For being a controversial writer in the heart of Tokyo's radical art scene, Tsuji himself believed that had he been living instead as a peasant in the Soviet Union at the time, he would surely have been shot to death.

==Institutionalization, Buddhist renunciation, and death==

In 1932 Tsuji was institutionalized in a psychiatric hospital after what would become popularly known as the "Tengu Incident". According to some accounts, one night during a party at a friend's residence, Tsuji climbed to the second floor and began flapping his arms crying "I am the Tengu!", eventually jumping from the building, running around, and jumping onto the table calling "kyaaaaaa, kyaaaa!!"

After hospitalization, Tsuji was diagnosed as having experienced a temporary psychosis probably resulting from his chronic alcoholism.

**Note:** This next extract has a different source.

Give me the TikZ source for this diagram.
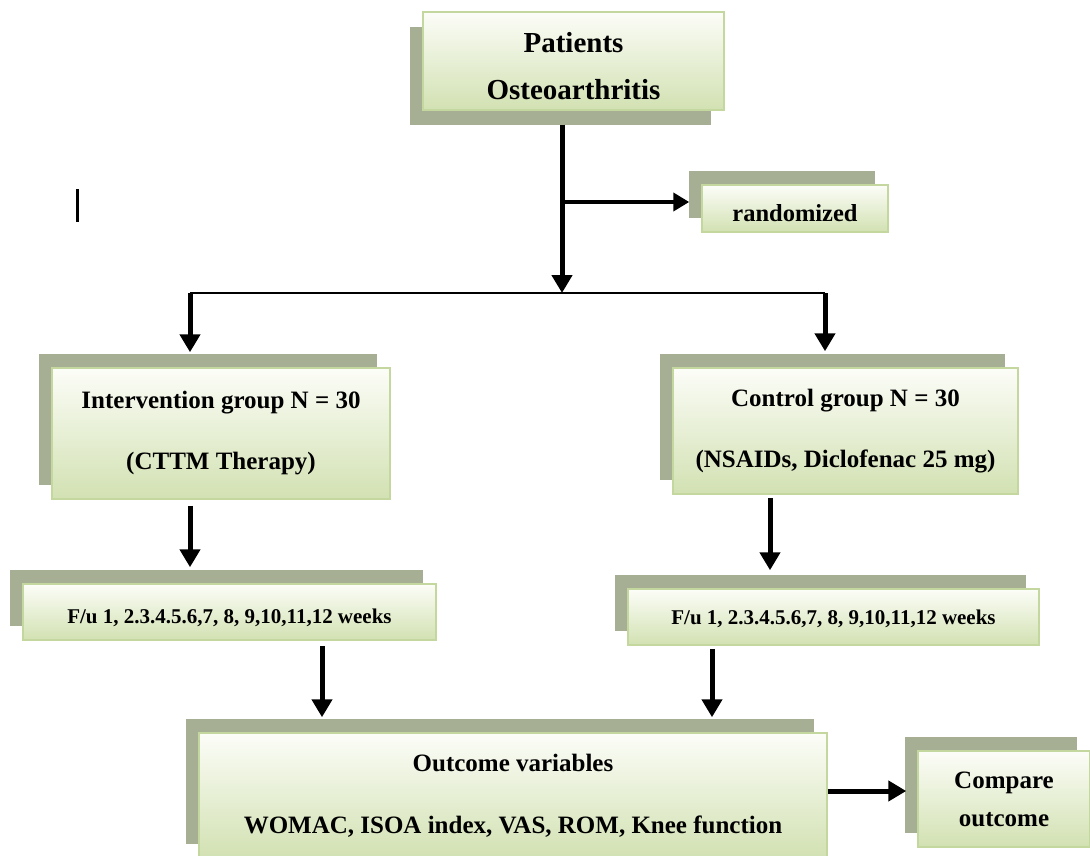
\documentclass[tikz,border=0pt]{standalone}
\usepackage{fontspec}
\setmainfont{Liberation Serif}
\usepackage{tikz}
\usetikzlibrary{arrows.meta, calc, shadows}
\definecolor{shadowGray}{RGB}{166,174,148}
\definecolor{boxGreen}{RGB}{210,225,178}
\definecolor{boxLight}{RGB}{252,253,248}
\definecolor{boxLine}{RGB}{196,215,158}

\begin{document}
\begin{tikzpicture}[x=1pt, y=-1pt, line cap=butt,
	box/.style={draw=boxLine, line width=1.5pt, top color=boxLight, bottom color=boxGreen, inner sep=0pt, align=center, font=\bfseries\fontsize{25}{61}\selectfont},
	shadow up/.style={general shadow={fill=shadowGray, shadow xshift=-13pt, shadow yshift=14pt}},
	shadow down/.style={general shadow={fill=shadowGray, shadow xshift=-13pt, shadow yshift=-15pt}},
	arr/.style={line width=5pt, -{Triangle[length=18pt, width=20pt]}}]

	\useasboundingbox (0,0) rectangle (1090,856);

	\node[box, shadow down, minimum width=301pt, minimum height=98pt, font=\bfseries\fontsize{29}{47}\selectfont] (Pat) at (573.5,61) {\rule{0pt}{31pt}Patients\\Osteoarthritis};
	\node[box, shadow up, minimum width=186pt, minimum height=47pt, font=\bfseries\fontsize{24.5}{30}\selectfont, text height=26pt, text depth=0pt] (Rand) at (795,208.5) {randomized};
	\node[box, shadow up, minimum width=338pt, minimum height=131pt] (Int) at (221,433.5) {Intervention group N = 30\\(CTTM Therapy)};
	\node[box, shadow up, minimum width=345pt, minimum height=126pt] (Ctrl) at (845.5,431) {Control group N = 30\\(NSAIDs, Diclofenac 25 mg)};
	\node[box, shadow up, minimum width=413pt, minimum height=56pt, font=\bfseries\fontsize{21}{25}\selectfont, text height=23pt, text depth=0pt] (FuI) at (229.5,612) {F/u 1, 2.3.4.5.6,7, 8, 9,10,11,12 weeks};
	\node[box, shadow up, minimum width=411pt, minimum height=56pt, font=\bfseries\fontsize{21}{25}\selectfont, text height=15pt, text depth=0pt] (FuC) at (833.5,617) {F/u 1, 2.3.4.5.6,7, 8, 9,10,11,12 weeks};
	\node[box, shadow up, minimum width=628pt, minimum height=125pt, font=\bfseries\fontsize{25}{62}\selectfont] (Out) at (513,795.5) {Outcome variables\\WOMAC, ISOA index, VAS, ROM, Knee function};
	\node[box, shadow up, minimum width=172pt, minimum height=96pt, font=\bfseries\fontsize{25}{38}\selectfont] (Cmp) at (1004,799) {Compare\\outcome};

	\coordinate (J) at (562,293);
	\coordinate (K) at (562,202);
	\coordinate (Jl) at (190,293);
	\coordinate (Jr) at (825,293);
	\coordinate (M) at (0,791);
	\coordinate (A1) at ($(Int.south -| Jl)+(0,6)$);
	\coordinate (A2) at ($(Ctrl.south)+(-75.5,3)$);
	\coordinate (A3) at ($(FuI.south)+(92.5,5)$);
	\coordinate (A4) at ($(FuC.south)+(-121.5,3)$);
	\coordinate (A0) at ($(Pat.south -| J)+(0,14)$);

	\draw[arr] (A0) -- (J);
	\draw[line width=4pt, -{Triangle[length=16pt, width=18pt]}, shorten >=12pt] (K) -- (K -| Rand.west);
	\draw[line width=1.5pt] (Jl) -- (Jr);
	\draw[arr, shorten >=15pt] (Jl) -- (Jl |- Int.north);
	\draw[arr, shorten >=16pt] (Jr) -- (Jr |- Ctrl.north);

	\draw[arr, shorten >=16pt] (A1) -- (A1 |- FuI.north);
	\draw[arr, shorten >=18pt] (A2) -- (A2 |- FuC.north);
	\draw[arr, shorten >=15pt] (A3) -- (A3 |- Out.north);
	\draw[arr, shorten >=15pt] (A4) -- (A4 |- Out.north);
	\draw[arr, shorten >=11pt] (Out.east |- M) -- (Cmp.west |- M);

	\draw[line width=3pt] (77,189) -- (77,222);

\end{tikzpicture}
\end{document}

During this hospitalization Tsuji came to idealize the Buddhist monk Shinran and read the Tannishō many times over. Thereafter the once prolific Tsuji gave up his writing career, and he returned to his custom of vagabondage in the fashion of a Komusō monk, apparently as a sort of Nekkhamma.

For the next few years Tsuji fell into various incidents with police and was readmitted to mental hospitals several times. At the age of 41 Tsuji suffered a major asthma attack and after hospitalization became weighed down with substantial hospital bills. While book royalties and a sort of "Tsuji Jun Fan Club" (辻潤後援会, Tsuji Jun kōenkai) provided some economic support, Tsuji was caught up in a harsh late World War II economic environment and spent the last few years of his life in vagabond poverty. Tsuji often made ends meet by going door to door as a busking shakuhachi musician.

However, in 1944, Tsuji settled down in a friend's one-bedroom apartment in Tokyo, where he was found dead from starvation.

Tsuji is now buried in Tokyo's Saifuku Temple.

==Legacy==
Tsuji is remembered for having helped found Dadaism in Japan along with contemporaries such as Murayama Tomoyoshi, MAVO, Yoshiyuki Eisuke, and Takahashi Shinkichi. Moreover, he was one of the most prominent Japanese contributors to Nihilist philosophy prior to World War II. He is also remembered as the father of prominent Japanese painter, Makoto Tsuji (辻 まこと).

Tsuji was depicted in the 1969 film Eros + Massacre and has been the subject of several Japanese books and articles.